Il requisito della convivenza ex ante,inteso come criterio prioritario per l’identificazione dei beneficiari del congedo, si rivela dunque idoneo a garantire il miglior interesse del disabile e non può assurgere a criterio indefettibile ed esclusivo, così da precludere al figlio, che intende convivere ex post, di adempiere in via sussidiaria e residuale i doveri di cura e di assistenza, anche quando nessun altro familiare convivente, pur di grado più lontano, possa farsene carico.
Tale preclusione, infatti, si pone in contrasto con gli artt. 2, 3, 29 e 32 Cost., in quanto sacrifica in maniera irragionevole e sproporzionata l’effettività dell’assistenza e dell’integrazione del disabile nell’ambito della famiglia, tutelata dal legislatore mediante una disciplina ispirata a presupposti rigorosi e contraddistinta da obblighi stringenti.

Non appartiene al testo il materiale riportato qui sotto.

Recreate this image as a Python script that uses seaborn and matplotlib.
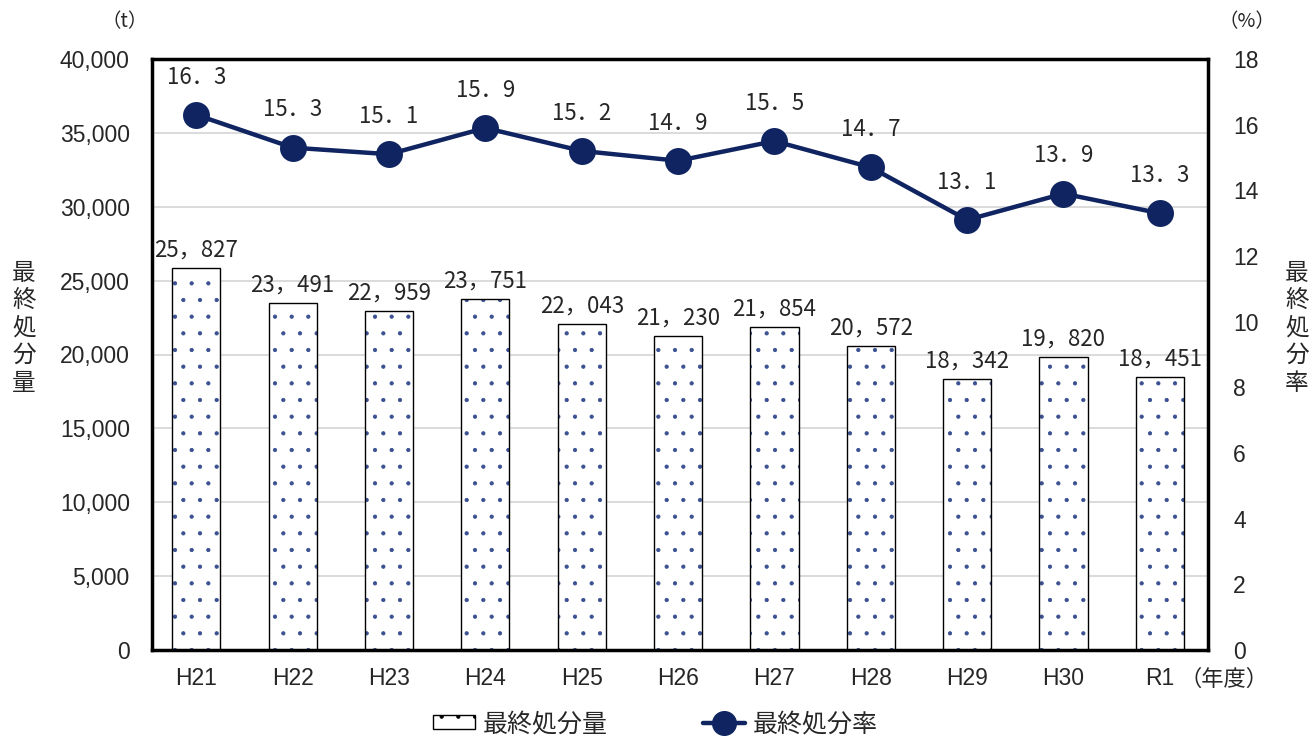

La Corte Costituzionale, dunque, dichiara l’illegittimità costituzionale dell’art. 42, comma 5, del d.lgs. n. 151 del 2001, nella parte in cui non annovera tra i beneficiari del congedo straordinario ivi previsto, e alle condizioni stabilite dalla legge, il figlio che, al momento della presentazione della richiesta, ancora non conviva con il genitore in situazione di disabilità grave, ma che tale convivenza successivamente instauri, in caso di mancanza, decesso o in presenza di patologie invalidanti del coniuge convivente, del padre e della madre, anche adottivi, dei figli conviventi, dei fratelli e delle sorelle conviventi, dei parenti o affini entro il terzo grado conviventi, legittimati a richiedere il beneficio in via prioritaria secondo l’ordine determinato dalla legge.